Tuesday, May 1, 2012

The Libraries Changed

There was a library in the Seymour High School but it wasn't all that different in content from the old Seymour library.  It was when I got to college that things got interesting.  The library at Oshkosh State College, later UW-Oshkosh, was new and the librarians were trying something new, filing books according the Library of Congress system instead of the Dewey Decimal. I briefly worked there as a student and found the system so confusing.  I understood that an enormous institution like the Library of Congress needed an expandable system but no one could find what they wanted without some assistance from the staff.  

I think the system was soon abandoned.  I've never seen anything but the Dewey Decimal System since then, no matter where I lived from Los Angeles to Chicago, not in public libraries, not in university  libraries.

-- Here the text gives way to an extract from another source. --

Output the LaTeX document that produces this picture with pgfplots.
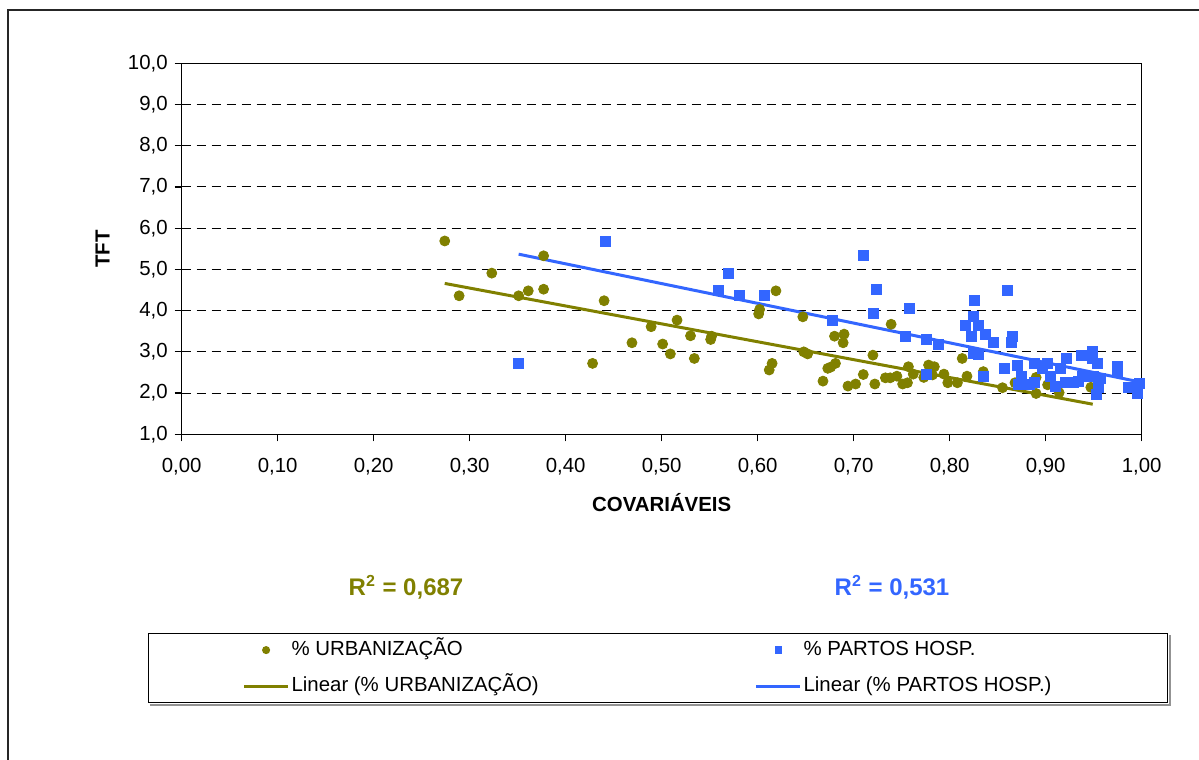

For three years in the 1980's, I worked at the Muehl Public Library here in Seymour in the building that followed the fire station library and preceded the present one.  The checkout system we used hadn't changed much from the one Miss Tubbs used.  We stamped the books, we stamped a card which went into a drawer and sent the patrons on their way.  It was there that I began my storytelling career by handling the children's story time.

I began to travel around the United States and into other countries, mostly performing in libraries.  I began to notice the changes as computers took over.  First it was the checkout process which was speeded up with scanners. Next the old card catalog was abandoned in favor of the computer.  Gary found this upsetting.  He had loved the old card catalogs and claimed the computers would never take the place of the old card drawers.  He like browsing through them, looking for books, much as he wandered through the book stacks.

We soon found out we could scan the library holdings on a computer screen just as well and when the libraries formed systems, it was even better. In time, we had our own personal computers and could access the library records. We could find books all around Wisconsin, order them and pick them up in a day or two.  Libraries now included books on CDs and videos.

Now I have a Nook electronic reader and seldom go to the library unless there is a special program, ordering library e-books from this personal computer.

Libraries keep evolving. Seymour has come a long way from that old library upstairs from the fire department.  Where will it go next I wonder?